I'm amazed that the USPTO is allowing patents to such ridiculously obvious notions, and that they take huge amounts of money to even challenge. What, apart from greed and lawyers, is keeping this system alive? Is it the possibility of control it gives big players over small ones?
And remember, the EFF is a non-profit. Donate if you can, show your appreciation. They're fighting the good fight.
Oh, wait... NON-AMERICANS... you idiots.
or do you prefer:
Oh, wait... HUMANS... you idiots.
or
Oh, wait... MEN... you idiots.
or
Oh, wait... WOMEN... you idiots.
Try to avoid those blanket statements that insult the vast majority for transgressions done by the few.
This is why whenever I have an urge to donate, the EFF is at or near the top of the list. It's wrong that the USPTO grants broad and generic patents at all and organizations such as the EFF are necessary to point out how obvious the so-called patent is, but more appropriately described as a concept or idea, to the review board, but that's what we have right now.
Lets not forget Adam Carolla basically funded those patent troll assholes with donations from people expecting him to FIGHT it.
Who logs in to gdm?

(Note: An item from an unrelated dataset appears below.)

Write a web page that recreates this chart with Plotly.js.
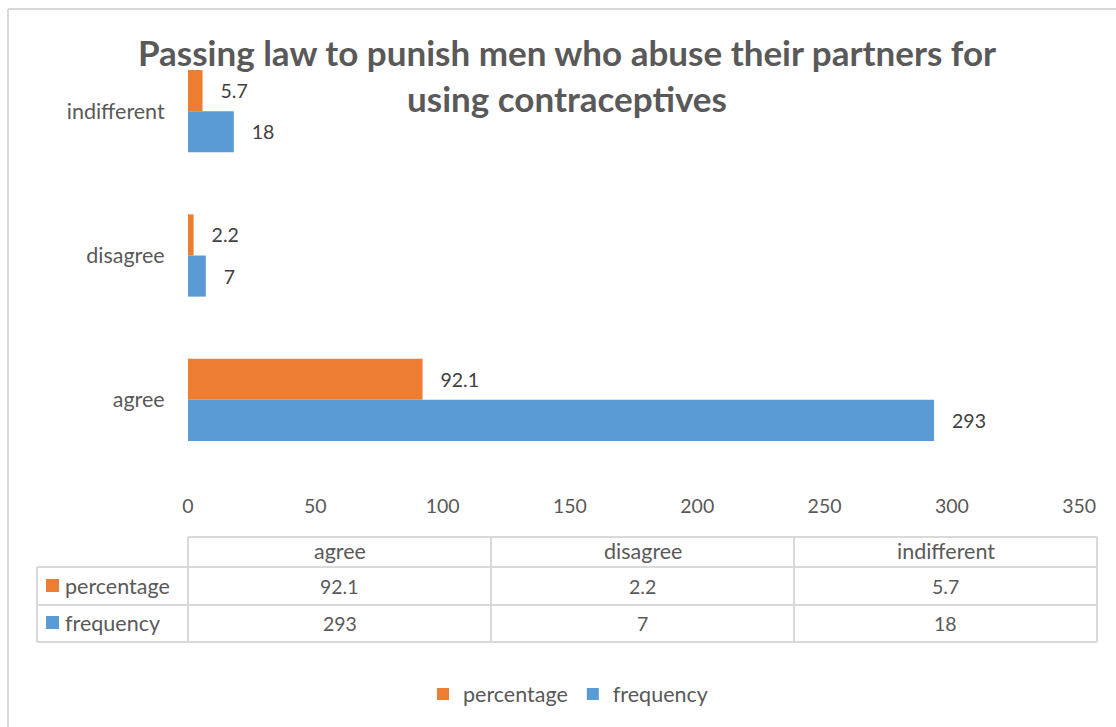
<!DOCTYPE html>
<html>
<head>
<meta charset="utf-8">
<script src="https://cdn.plot.ly/plotly-3.0.1.min.js"></script>
<style>
  html, body { margin: 0; padding: 0; background: #ffffff; }
  #chart { width: 1116px; height: 727px; }
</style>
</head>
<body>
<div id="chart"></div>
<script>
// ---- data ----
const categories = ["agree", "disagree", "indifferent"];
const percentage = [92.1, 2.2, 5.7];
const frequency = [293, 7, 18];
const seriesNames = ["percentage", "frequency"];
const xTicks = [0, 50, 100, 150, 200, 250, 300, 350];
const titleText = "Passing law to punish men who abuse their partners for<br>using contraceptives";

// ---- styling ----
const ORANGE = "#ED7D31";
const BLUE = "#5B9BD5";
const TEXT = "#595959";
const LABEL = "#404040";
const GRID = "#D9D9D9";
const FONT = "Lato, 'Open Sans', sans-serif";
const WORD = 21.5;   // size for words
const NUM = 19.5;    // size for numbers

// plot area in pixels
const W = 1116, H = 727;
const PL = 188, PR = 1097, PT = 39, PB = 472;
const px = x => (x - PL) / (PR - PL);
const py = y => (PB - y) / (PB - PT);

const pad = "\u00a0\u00a0\u00a0";

const traces = [
  {
    type: "bar", orientation: "h", name: seriesNames[1],
    y: categories, x: frequency,
    marker: { color: BLUE },
    text: frequency.map(String),
    texttemplate: pad + "%{text}",
    textposition: "outside", cliponaxis: false, constraintext: "none",
    textfont: { family: FONT, size: NUM, color: LABEL },
    hoverinfo: "x+y+name"
  },
  {
    type: "bar", orientation: "h", name: seriesNames[0],
    y: categories, x: percentage,
    marker: { color: ORANGE },
    text: percentage.map(String),
    texttemplate: pad + "%{text}",
    textposition: "outside", cliponaxis: false, constraintext: "none",
    textfont: { family: FONT, size: NUM, color: LABEL },
    hoverinfo: "x+y+name"
  }
];

// ---- data table below the chart ----
const colEdges = [188, 491, 794, 1097];
const rowEdges = [537, 567, 605, 642];
const labelLeft = 37;
const shapes = [];
const line = (x0, y0, x1, y1) => shapes.push({
  type: "line", xref: "paper", yref: "paper",
  x0: px(x0), y0: py(y0), x1: px(x1), y1: py(y1),
  line: { color: GRID, width: 2 }
});
// horizontals
line(colEdges[0], rowEdges[0], colEdges[3], rowEdges[0]);
for (let i = 1; i < rowEdges.length; i++) line(labelLeft, rowEdges[i], colEdges[3], rowEdges[i]);
// verticals
line(labelLeft, rowEdges[1], labelLeft, rowEdges[3]);
colEdges.forEach(cx => line(cx, rowEdges[0], cx, rowEdges[3]));
// outer chart border (left and top edges visible)
line(8, 9, 1130, 9);
line(8, 9, 8, 740);

const annotations = [];
const cellText = (cx, cy, t, size) => annotations.push({
  xref: "paper", yref: "paper", x: px(cx), y: py(cy),
  xanchor: "center", yanchor: "middle", showarrow: false, text: t,
  font: { family: FONT, size: size, color: TEXT }
});
const rowCenters = [551, 586, 623];
categories.forEach((c, i) => {
  const cx = (colEdges[i] + colEdges[i + 1]) / 2;
  cellText(cx, rowCenters[0], c, WORD);
  cellText(cx, rowCenters[1], String(percentage[i]), NUM);
  cellText(cx, rowCenters[2], String(frequency[i]), NUM);
});
// row labels with color keys
[[seriesNames[0], ORANGE, rowCenters[1]], [seriesNames[1], BLUE, rowCenters[2]]].forEach(([nm, col, cy]) => {
  shapes.push({
    type: "rect", xref: "paper", yref: "paper",
    x0: px(46), x1: px(59), y0: py(cy - 7), y1: py(cy + 6),
    line: { width: 0 }, fillcolor: col
  });
  annotations.push({
    xref: "paper", yref: "paper", x: px(63), y: py(cy),
    xanchor: "left", yanchor: "middle", showarrow: false, text: nm,
    font: { family: FONT, size: WORD, color: TEXT }
  });
});

const layout = {
  width: W, height: H,
  margin: { l: PL, r: W - PR, t: PT, b: H - PB, pad: 0 },
  paper_bgcolor: "#ffffff", plot_bgcolor: "#ffffff",
  font: { family: FONT, size: WORD, color: TEXT },
  title: {
    text: titleText,
    font: { family: FONT, size: 35, color: TEXT, weight: "bold" },
    x: px(567), xref: "paper", xanchor: "center",
    y: 1 - 66 / H, yref: "container", yanchor: "middle"
  },
  barmode: "group", bargap: 0.43, bargroupgap: 0,
  xaxis: {
    range: [0, 357], tickvals: xTicks, ticktext: xTicks.map(String),
    showgrid: false, zeroline: false, showline: false,
    ticks: "outside", ticklen: 17, tickcolor: "rgba(0,0,0,0)",
    tickfont: { family: FONT, size: NUM, color: TEXT },
    fixedrange: true
  },
  yaxis: {
    type: "category", categoryorder: "array", categoryarray: categories,
    range: [-0.5, 2.5],
    showgrid: false, zeroline: false, showline: false,
    ticks: "outside", ticklen: 18, tickcolor: "rgba(0,0,0,0)",
    tickfont: { family: FONT, size: WORD, color: TEXT },
    fixedrange: true
  },
  showlegend: true,
  legend: {
    orientation: "h", traceorder: "reversed",
    x: px(568), xanchor: "center", y: py(694), yanchor: "middle",
    font: { family: FONT, size: WORD, color: TEXT },
    bgcolor: "rgba(0,0,0,0)"
  },
  shapes: shapes,
  annotations: annotations
};

Plotly.newPlot("chart", traces, layout, { displayModeBar: false, staticPlot: true });
</script>
</body>
</html>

Not I, said the duck.
The remaining 30 claims were also quite a bit narrower than Claims 31-35, so this decision wouldn't necessarily indicate they're likely invalid.
I thought it said patent on procrastinating. oh well.
I haven't read *today's* news on the subject.
But about the original patent, everybody complains about the patents that someone got for "X _ON THE INTERNET_" when X was already patented. Yeah, that's ridiculous.
Shouldn't it work the other way, though? The originally patented idea DOES seem to me to be analogous to podcasting. I originally thought it sounded dumb when Carolla (whose podcast I listen to and enjoy), described it, but reading about it in more detail made it seem like a reasonably patentable idea *IF ANYTHING IS*.